Suciwati dalam orasinya menceritakan bagaimana alm.Munir mendirikan KontraS untuk head to head dengan para penjahat, para pelanggar HAM yang membunuh dan menculik para aktivis yang bergerak melawan penindasan. Suciwati menyinggung bagaimana para terduga pelaku pembunuhan Munir ditempatkan di posisi strategis di pemerintahan, sekaligus ia mempertanyakan pihak-pihak yang terduga ditempatkan poisisinya sebagai tim penyelesaian pelanggaran HAM.

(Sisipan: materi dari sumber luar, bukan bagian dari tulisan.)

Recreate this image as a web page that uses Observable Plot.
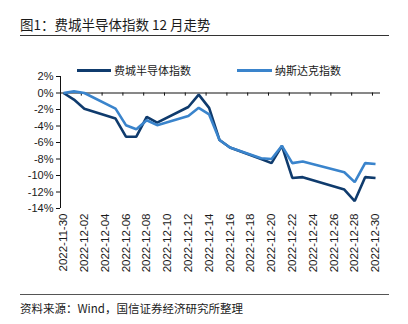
<!DOCTYPE html>
<html>
<head>
<meta charset="utf-8">
<script src="https://cdn.jsdelivr.net/npm/d3@7"></script>
<script src="https://cdn.jsdelivr.net/npm/@observablehq/plot@0.6"></script>
<style>
  html, body { margin: 0; padding: 0; background: #fff; }
  #wrap { position: relative; width: 408px; height: 324px; overflow: hidden; font-family: "Liberation Sans", "Noto Sans CJK SC", sans-serif; color: #1a1a1a; }
  #chart { position: absolute; left: 0; top: 0; }
  .abs { position: absolute; white-space: nowrap; }
  #title { left: 20px; top: 15px; font-size: 13.5px; font-family: "Noto Sans CJK SC", sans-serif; line-height: 18px; }
  #rule1 { left: 20px; top: 35px; width: 369px; height: 0; border-top: 1.2px solid #333; }
  #rule2 { left: 20px; top: 294px; width: 369px; height: 0; border-top: 1px solid #555; }
  #caption { left: 20px; top: 300px; font-size: 11.5px; font-family: "Noto Sans CJK SC", sans-serif; line-height: 16px; }
  .lg { font-size: 11px; font-family: "Noto Sans CJK SC", sans-serif; line-height: 14px; top: 63px; }
  .sw { height: 3px; top: 69px; }
</style>
</head>
<body>
<div id="wrap">
  <div id="chart"></div>
  <div class="abs" id="title">图1：费城半导体指数 12 月走势</div>
  <div class="abs" id="rule1"></div>
  <div class="abs sw" id="sw1" style="left:77px;width:34px;"></div>
  <div class="abs lg" id="lg1" style="left:114px;"></div>
  <div class="abs sw" id="sw2" style="left:237px;width:35px;"></div>
  <div class="abs lg" id="lg2" style="left:275px;"></div>
  <div class="abs" id="rule2"></div>
  <div class="abs" id="caption">资料来源：Wind，国信证券经济研究所整理</div>
</div>
<script>
const seriesNames = ["费城半导体指数", "纳斯达克指数"];
const seriesColors = ["#0f3b6d", "#3a84cc"];
const dates = ["2022-11-30","2022-12-01","2022-12-02","2022-12-05","2022-12-06","2022-12-07","2022-12-08","2022-12-09","2022-12-12","2022-12-13","2022-12-14","2022-12-15","2022-12-16","2022-12-19","2022-12-20","2022-12-21","2022-12-22","2022-12-23","2022-12-27","2022-12-28","2022-12-29","2022-12-30"];
const sox = [0,-0.8,-1.9,-3.1,-5.3,-5.3,-2.9,-3.6,-1.7,-0.2,-1.8,-5.7,-6.6,-8.0,-8.5,-6.4,-10.3,-10.2,-11.7,-13.1,-10.2,-10.3];
const ndx = [0,0.2,0.0,-1.9,-3.9,-4.4,-3.3,-3.9,-2.8,-1.8,-2.6,-5.7,-6.6,-7.9,-8.0,-6.4,-8.5,-8.3,-9.6,-10.8,-8.5,-8.6];
const xTickLabels = ["2022-11-30","2022-12-02","2022-12-04","2022-12-06","2022-12-08","2022-12-10","2022-12-12","2022-12-14","2022-12-16","2022-12-18","2022-12-20","2022-12-22","2022-12-24","2022-12-26","2022-12-28","2022-12-30"];
const yTicks = [2,0,-2,-4,-6,-8,-10,-12,-14];

const parse = d3.utcParse("%Y-%m-%d");
const fmt = d3.utcFormat("%Y-%m-%d");
const H = 3600 * 1000;
const xStart = new Date(+parse(dates[0]) - 7 * H);
const xEnd = new Date(+parse(dates[dates.length - 1]) + 11.5 * H);

const data = [];
dates.forEach((d, i) => {
  data.push({date: parse(d), value: sox[i], series: seriesNames[0]});
  data.push({date: parse(d), value: ndx[i], series: seriesNames[1]});
});
const tickDates = xTickLabels.map(parse);
const tickMarks = tickDates.slice(1).map(d => new Date(+d - 7 * H));

document.getElementById("sw1").style.background = seriesColors[0];
document.getElementById("sw2").style.background = seriesColors[1];
document.getElementById("lg1").textContent = seriesNames[0];
document.getElementById("lg2").textContent = seriesNames[1];

const chart = Plot.plot({
  width: 408,
  height: 290,
  marginTop: 76,
  marginBottom: 82,
  marginLeft: 60,
  marginRight: 28,
  style: {fontFamily: "'Liberation Sans', Arial, sans-serif", color: "#1a1a1a", background: "transparent"},
  x: {type: "utc", domain: [xStart, xEnd], label: null},
  y: {domain: [-14, 2], label: null},
  color: {domain: seriesNames, range: seriesColors},
  marks: [
    Plot.ruleY([0], {stroke: "#111", strokeWidth: 1}),
    Plot.ruleX(tickMarks, {x: d => d, y1: 0, y2: -0.38, stroke: "#111", strokeWidth: 1}),
    Plot.ruleX([xStart], {y1: -14, y2: 2, stroke: "#111", strokeWidth: 1}),
    Plot.axisY({ticks: yTicks, tickFormat: d => d + "%", tickSize: 4, tickPadding: 3, fontSize: 11, stroke: "#111", label: null}),
    Plot.axisX({ticks: tickDates, tickFormat: fmt, tickRotate: -90, tickSize: 0, tickPadding: 5, fontSize: 11.5, anchor: "bottom", label: null}),
    Plot.line(data, {x: "date", y: "value", z: "series", stroke: "series", strokeWidth: 2.6, strokeLinejoin: "miter", strokeLinecap: "butt"})
  ]
});
document.getElementById("chart").appendChild(chart);
</script>
</body>
</html>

Dalam rilisnya, KontraS mengingatkan pemerintah atas kewajibannya untuk pertama, menjamin penghormatan, dan pemenuhan HAM secara utuh. Kedua, menyelesaikan pelanggaran HAM melalui penyelesaian yang berkeadilan bagi korban dan menjamin ketidakberulangan peristiwa di masa mendatang. Ketiga, melakukan reformasi institusi keamanan secara serius. Keempat, agar pemerintah menghentikan jalan-jalan militerisme, dan menjadikan HAM sebagai salah satu unsur yang penting dalam pengambilan kebijakan.